Num domingo, pouco tempo depois, Neri, acompanhado da esposa, foi visitar a irmã viúva no Brooklyn. Albert Neri tinha pela irmã a profunda afeição protetora comum a todos os sicilianos e sempre a visitava pelo menos uma vez em cada dois meses para se assegurar de que ela estava bem. Ela era muito mais velha do que ele e tinha um filho de 20 anos de idade. O rapaz, de nome Thomas, sem a autoridade paterna, estava dando aborrecimentos. Tinha-se metido em algumas pequenas enrascadas, e estava ficando um pouco selvagem. Neri certa vez usara os seus contatos na organização policial para livrar o rapaz da acusação de furto. Nessa ocasião, ele conseguira controlar a sua raiva, mas avisou ao sobrinho:

— Tommy, se você fizer sua mãe chorar novamente por sua causa, quem vai ajustar contas com você sou eu.

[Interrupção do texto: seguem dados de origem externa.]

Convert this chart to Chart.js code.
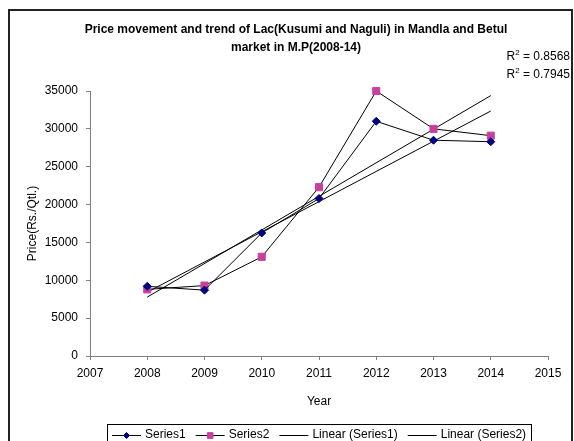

Isso, porém, foi dito num tom de tio camarada, não constituindo realmente uma ameaça. Mas, mesmo sendo Tommy o pior elemento de todos os rapazes daquela zona “braba” do Brooklyn, ele tinha medo do tio Al.

Por ocasião dessa visita, Tommy chegara em casa muito tarde da noite de sábado e estava ainda dormindo em seu quarto. A mãe fora acordá-lo, dizendo que se vestisse para fazer a refeição domingueira em companhia do tio e da tia. A voz do rapaz fez-se ouvir asperamente através da porta do quarto parcialmente aberta:

— Que se danem, deixem-me dormir!

E a mãe voltou para a cozinha rindo e desculpando-se.

Assim tiveram de fazer a refeição sem ele. Neri perguntou à irmã se Tommy estava causando-lhe algum aborrecimento, e ela balançou a cabeça.